▶ GIVEN PROBLEM:
Print, word for word, every line from the beginning of the listing up to and including the line with "0.03, 0.012, 0.006, 0.004, 0.008, 0.003, 0.0]". Pictures are to be excluded.
+ + + + +
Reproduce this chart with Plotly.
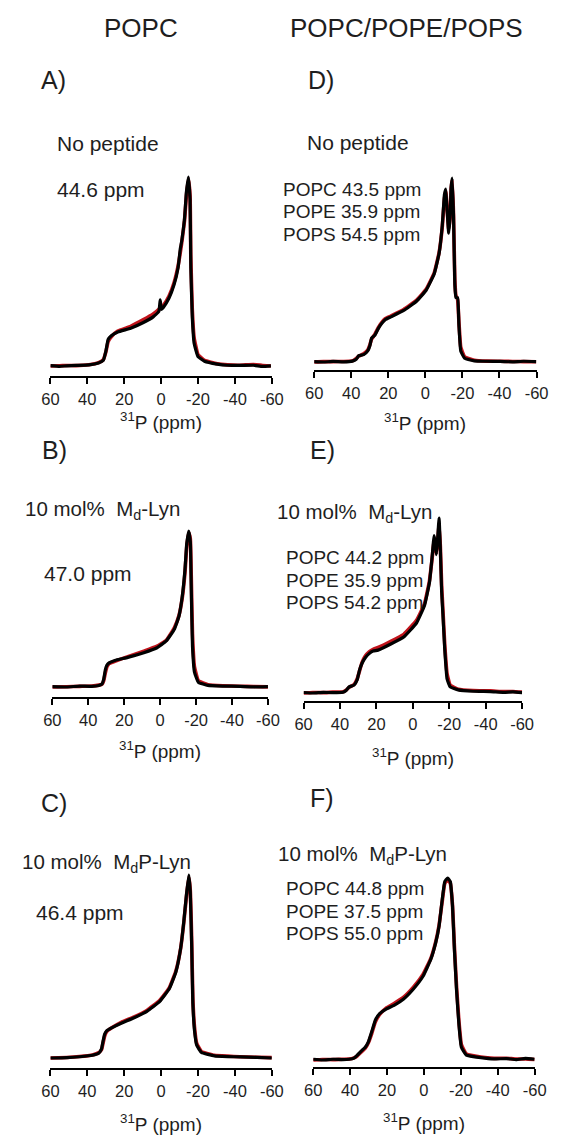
import plotly.graph_objects as go

W, H = 563, 1136
FONT = "Liberation Sans, Arial, sans-serif"
TXT = "#1e1e1e"

# ---------------- data ----------------
# Panel A: POPC, no peptide
A_ppm = [60, 55, 51.3, 46, 39.1, 33.9, 31.3, 29.9, 28.7, 27.0, 23.5, 16.5, 9.6, 4.3, 1.2, 0.5, -0.2, -1.2,
         -4.3, -7.0, -9.2, -10.4, -11.3, -12.7, -13.7, -14.8, -15.7, -16.1, -16.9, -17.9, -20.0, -23.5,
         -30.4, -36, -42.6, -50, -55, -59.5]
A_black = [0.002, -0.002, 0.001, 0.003, 0.006, 0.016, 0.03, 0.08, 0.14, 0.16, 0.18, 0.20, 0.23, 0.26, 0.29,
           0.35, 0.30, 0.31, 0.36, 0.43, 0.52, 0.62, 0.67, 0.78, 0.92, 1.0, 0.88, 0.52, 0.26, 0.12, 0.05,
           0.025, 0.01, 0.004, 0.003, 0.004, -0.002, 0.001]
A_red = [0.0, 0.001, 0.003, 0.002, 0.007, 0.018, 0.034, 0.075, 0.13, 0.155, 0.185, 0.21, 0.245, 0.275, 0.30,
         0.31, 0.31, 0.32, 0.37, 0.44, 0.53, 0.60, 0.66, 0.77, 0.90, 0.99, 0.90, 0.58, 0.30, 0.15, 0.06,
         0.03, 0.012, 0.006, 0.004, 0.008, 0.003, 0.0]

# Panel D: POPC/POPE/POPS, no peptide
D_ppm = [60, 55, 49.8, 44, 39.4, 37.3, 35.9, 33.3, 31.1, 29.9, 29.0, 27.3, 25.5, 23.5, 21.7, 18.6, 11.7,
         4.8, -0.4, -4.8, -7.4, -9.1, -10.3, -11.0, -11.7, -12.6, -13.4, -13.9, -14.5, -15.2, -15.9,
         -16.5, -17.4, -18.1, -19.1, -21.2, -26.4, -33, -40.3, -47, -53, -59.8]
D_black = [0.002, 0.0, 0.003, 0.001, 0.005, 0.015, 0.035, 0.04, 0.06, 0.09, 0.13, 0.145, 0.18, 0.21, 0.23,
           0.245, 0.28, 0.33, 0.39, 0.48, 0.59, 0.74, 0.91, 0.94, 0.83, 0.70, 0.80, 0.95, 1.0, 0.79, 0.42,
           0.35, 0.35, 0.20, 0.06, 0.02, 0.006, 0.004, 0.003, 0.001, 0.004, 0.002]
D_red = [0.0, 0.002, 0.002, 0.003, 0.006, 0.02, 0.032, 0.045, 0.065, 0.095, 0.125, 0.15, 0.185, 0.215,
         0.235, 0.25, 0.285, 0.335, 0.395, 0.485, 0.595, 0.73, 0.89, 0.93, 0.84, 0.72, 0.80, 0.94, 0.99,
         0.80, 0.45, 0.36, 0.34, 0.22, 0.08, 0.028, 0.01, 0.005, 0.004, 0.003, 0.002, 0.001]

# Panel B: POPC, 10 mol% Md-Lyn
B_ppm = [60, 52, 44.8, 38, 34.1, 32.3, 31.4, 30.5, 29.6, 28.4, 25.2, 18.0, 9.1, 2.0, -3.4, -7.9, -10.5,
         -12.3, -13.8, -14.8, -15.9, -16.8, -17.3, -18.0, -19.1, -21.3, -26.6, -35, -44.5, -52, -60]
B_black = [0.003, 0.0, 0.006, 0.004, 0.01, 0.02, 0.05, 0.11, 0.14, 0.155, 0.17, 0.19, 0.22, 0.25, 0.295,
           0.37, 0.455, 0.58, 0.75, 0.92, 1.0, 0.93, 0.64, 0.26, 0.095, 0.03, 0.01, 0.006, 0.004, 0.001,
           0.003]
B_red = [0.0, 0.002, 0.004, 0.006, 0.012, 0.018, 0.04, 0.09, 0.13, 0.15, 0.165, 0.195, 0.23, 0.26, 0.30,
         0.38, 0.46, 0.57, 0.73, 0.90, 0.99, 0.95, 0.72, 0.34, 0.13, 0.04, 0.015, 0.008, 0.005, 0.003,
         0.001]

# Panel E: POPC/POPE/POPS, 10 mol% Md-Lyn
E_ppm = [60, 55, 49.1, 44, 38.5, 36.7, 35.0, 32.3, 30.6, 29.3, 27.9, 26.2, 24.0, 21.8, 19.1, 12.1, 5.0,
         -2.0, -6.4, -9.1, -10.5, -11.7, -12.4, -12.9, -13.6, -14.4, -15.1, -15.8, -16.5, -17.5, -18.8,
         -20.5, -24.9, -33, -42.6, -50, -55, -60]
E_black = [0.003, 0.0, 0.004, 0.002, 0.004, 0.015, 0.035, 0.045, 0.075, 0.13, 0.17, 0.20, 0.225, 0.24,
           0.245, 0.28, 0.32, 0.40, 0.50, 0.63, 0.77, 0.90, 0.85, 0.79, 0.88, 1.0, 0.82, 0.58, 0.45,
           0.25, 0.08, 0.035, 0.018, 0.01, 0.008, 0.004, 0.006, 0.002]
E_red = [0.0, 0.003, 0.002, 0.005, 0.006, 0.016, 0.032, 0.048, 0.08, 0.125, 0.175, 0.21, 0.235, 0.25,
         0.26, 0.295, 0.335, 0.415, 0.51, 0.64, 0.76, 0.87, 0.84, 0.80, 0.86, 0.96, 0.84, 0.62, 0.48,
         0.28, 0.11, 0.045, 0.022, 0.014, 0.012, 0.008, 0.009, 0.005]

# Panel C: POPC, 10 mol% MdP-Lyn
C_ppm = [60, 51.1, 44.2, 37.2, 33.7, 32.3, 31.5, 30.6, 29.4, 26.8, 21.6, 14.6, 7.7, 0.7, -4.5, -8.0,
         -10.6, -12.3, -13.7, -15.0, -15.8, -16.6, -17.2, -18.1, -19.3, -21.9, -28.9, -36, -42.8, -52, -60]
C_black = [0.0, 0.002, 0.007, 0.015, 0.027, 0.05, 0.09, 0.13, 0.15, 0.165, 0.19, 0.22, 0.255, 0.31, 0.38,
           0.47, 0.60, 0.745, 0.89, 1.0, 0.91, 0.60, 0.30, 0.15, 0.07, 0.03, 0.012, 0.008, 0.006, 0.003,
           0.0]
C_red = [0.0, 0.003, 0.008, 0.017, 0.03, 0.045, 0.08, 0.12, 0.145, 0.165, 0.195, 0.225, 0.26, 0.315,
         0.385, 0.475, 0.60, 0.74, 0.88, 0.99, 0.92, 0.64, 0.33, 0.17, 0.08, 0.035, 0.015, 0.01, 0.007,
         0.004, 0.002]

# Panel F: POPC/POPE/POPS, 10 mol% MdP-Lyn
F_ppm = [60, 55, 49.2, 44, 40.5, 37.9, 36.2, 34.4, 31.8, 30.1, 28.3, 26.3, 24.0, 20.5, 16.2, 11.0, 5.7,
         0.5, -3.8, -6.4, -8.2, -9.9, -11.3, -12.9, -14.3, -15.5, -16.5, -17.7, -19.0, -20.3, -23.0,
         -30.8, -38, -44.7, -50, -55, -60]
F_black = [0.004, 0.0, 0.004, 0.002, 0.004, 0.01, 0.025, 0.045, 0.07, 0.10, 0.155, 0.22, 0.255, 0.28,
           0.30, 0.335, 0.39, 0.46, 0.555, 0.645, 0.735, 0.88, 0.98, 1.0, 0.98, 0.845, 0.61, 0.38, 0.19,
           0.07, 0.027, 0.013, 0.006, 0.008, 0.002, 0.009, 0.004]
F_red = [0.0, 0.003, 0.002, 0.004, 0.005, 0.012, 0.022, 0.04, 0.065, 0.095, 0.145, 0.21, 0.25, 0.285,
         0.31, 0.345, 0.40, 0.47, 0.56, 0.65, 0.74, 0.87, 0.97, 0.99, 0.97, 0.85, 0.63, 0.40, 0.21, 0.085,
         0.033, 0.016, 0.009, 0.01, 0.005, 0.006, 0.003]

tick_vals = [60, 40, 20, 0, -20, -40, -60]
tick_text = ["60", "40", "20", "0", "-20", "-40", "-60"]

columns = ["POPC", "POPC/POPE/POPS"]
panel_letters = ["A)", "B)", "C)", "D)", "E)", "F)"]
conditions = ["No peptide", "10 mol%  M<sub>d</sub>-Lyn", "10 mol%  M<sub>d</sub>P-Lyn"]
popc_csa = ["44.6 ppm", "47.0 ppm", "46.4 ppm"]
mix_csa = [
    ["POPC 43.5 ppm", "POPE 35.9 ppm", "POPS 54.5 ppm"],
    ["POPC 44.2 ppm", "POPE 35.9 ppm", "POPS 54.2 ppm"],
    ["POPC 44.8 ppm", "POPE 37.5 ppm", "POPS 55.0 ppm"],
]
axis_title = "<sup>31</sup>P (ppm)"

# ---------------- layout geometry (pixels) ----------------
# panel: x-left, x-right, axis line y, spectrum baseline y, peak y
geom = {
    "A": (43, 273, 376, 366, 177),
    "D": (317, 548, 370, 362, 178),
    "B": (45, 269, 697, 687, 531),
    "E": (306, 533, 701, 693, 518),
    "C": (43, 273, 1068, 1058, 875),
    "F": (316, 546, 1067, 1060, 878),
}
series = {
    "A": (A_ppm, A_red, A_black),
    "B": (B_ppm, B_red, B_black),
    "C": (C_ppm, C_red, C_black),
    "D": (D_ppm, D_red, D_black),
    "E": (E_ppm, E_red, E_black),
    "F": (F_ppm, F_red, F_black),
}
order = ["A", "B", "C", "D", "E", "F"]

fig = go.Figure()
layout = dict(
    width=W, height=H, margin=dict(l=0, r=0, t=0, b=0, pad=0),
    paper_bgcolor="white", plot_bgcolor="white", showlegend=False,
    font=dict(family=FONT, color=TXT),
)

def px(x):
    return x / W

def py(y):
    return 1 - y / H

for i, key in enumerate(order):
    n = i + 1
    xl, xr, ax_y, base, peak = geom[key]
    top = peak - 7
    scale = base - peak
    ymin = -(ax_y - base) / scale
    ymax = 1 + (peak - top) / scale
    xa = "xaxis" if n == 1 else f"xaxis{n}"
    ya = "yaxis" if n == 1 else f"yaxis{n}"
    layout[xa] = dict(
        domain=[px(xl), px(xr)], range=[60, -60], anchor=f"y{n}" if n > 1 else "y",
        showline=True, linecolor="black", linewidth=2, ticks="outside", ticklen=6,
        tickwidth=2, tickcolor="black", tickvals=tick_vals, ticktext=tick_text,
        tickfont=dict(size=16.5, family=FONT, color=TXT), showgrid=False, zeroline=False,
        ticklabelstandoff=1,
    )
    layout[ya] = dict(
        domain=[py(ax_y), py(top)], range=[ymin, ymax], anchor=f"x{n}" if n > 1 else "x",
        visible=False, showgrid=False, zeroline=False,
    )
    xs, red, black = series[key]
    xref = "x" if n == 1 else f"x{n}"
    yref = "y" if n == 1 else f"y{n}"
    fig.add_trace(go.Scatter(x=xs, y=red, mode="lines", xaxis=xref, yaxis=yref, hoverinfo="skip",
                             line=dict(color="#c0141c", width=3.6, shape="spline", smoothing=0.35)))
    fig.add_trace(go.Scatter(x=xs, y=black, mode="lines", xaxis=xref, yaxis=yref, hoverinfo="skip",
                             line=dict(color="black", width=3.2, shape="spline", smoothing=0.35)))

fig.update_layout(**layout)

ann = []

def text(s, x, y, size, anchor="left"):
    ann.append(dict(text=s, x=px(x), y=py(y), xref="paper", yref="paper", showarrow=False,
                    xanchor=anchor, yanchor="middle", font=dict(size=size, family=FONT, color=TXT)))

# column headers
text(columns[0], 137, 28, 26, "center")
text(columns[1], 413, 28, 26, "center")

# panel letters
text(panel_letters[0], 31, 80, 25)
text(panel_letters[1], 32, 450, 25)
text(panel_letters[2], 31, 803, 25)
text(panel_letters[3], 309, 80, 25)
text(panel_letters[4], 311, 450, 25)
text(panel_letters[5], 311, 798, 25)

# left column condition and CSA labels
text(conditions[0], 48, 143, 21)
text(popc_csa[0], 48, 190, 21)
text(conditions[1], 15, 510, 20.5)
text(popc_csa[1], 34, 573, 21)
text(conditions[2], 11, 863, 20.5)
text(popc_csa[2], 26, 912, 21)

# right column condition and CSA labels
text(conditions[0], 307, 142, 21)
for j, y in enumerate([189, 212, 234]):
    text(mix_csa[0][j], 283, y, 19)
text(conditions[1], 276, 513, 20.5)
for j, y in enumerate([557, 580, 602]):
    text(mix_csa[1][j], 286, y, 19)
text(conditions[2], 277, 855, 20.5)
for j, y in enumerate([888, 911, 933]):
    text(mix_csa[2][j], 286, y, 19)

# axis titles
text(axis_title, 158, 421, 19, "center")
text(axis_title, 432, 422, 19, "center")
text(axis_title, 157, 750, 19, "center")
text(axis_title, 420, 757, 19, "center")
text(axis_title, 158, 1123, 19, "center")
text(axis_title, 431, 1122, 19, "center")

fig.update_layout(annotations=ann)
fig.write_html("out.html", config={"displayModeBar": False},
               post_script="document.body.style.margin='0';document.body.style.overflow='hidden';")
+ + + + +
▶ RESPONSE:
Reproduce this chart with Plotly.
import plotly.graph_objects as go

W, H = 563, 1136
FONT = "Liberation Sans, Arial, sans-serif"
TXT = "#1e1e1e"

# ---------------- data ----------------
# Panel A: POPC, no peptide
A_ppm = [60, 55, 51.3, 46, 39.1, 33.9, 31.3, 29.9, 28.7, 27.0, 23.5, 16.5, 9.6, 4.3, 1.2, 0.5, -0.2, -1.2,
         -4.3, -7.0, -9.2, -10.4, -11.3, -12.7, -13.7, -14.8, -15.7, -16.1, -16.9, -17.9, -20.0, -23.5,
         -30.4, -36, -42.6, -50, -55, -59.5]
A_black = [0.002, -0.002, 0.001, 0.003, 0.006, 0.016, 0.03, 0.08, 0.14, 0.16, 0.18, 0.20, 0.23, 0.26, 0.29,
           0.35, 0.30, 0.31, 0.36, 0.43, 0.52, 0.62, 0.67, 0.78, 0.92, 1.0, 0.88, 0.52, 0.26, 0.12, 0.05,
           0.025, 0.01, 0.004, 0.003, 0.004, -0.002, 0.001]
A_red = [0.0, 0.001, 0.003, 0.002, 0.007, 0.018, 0.034, 0.075, 0.13, 0.155, 0.185, 0.21, 0.245, 0.275, 0.30,
         0.31, 0.31, 0.32, 0.37, 0.44, 0.53, 0.60, 0.66, 0.77, 0.90, 0.99, 0.90, 0.58, 0.30, 0.15, 0.06,
         0.03, 0.012, 0.006, 0.004, 0.008, 0.003, 0.0]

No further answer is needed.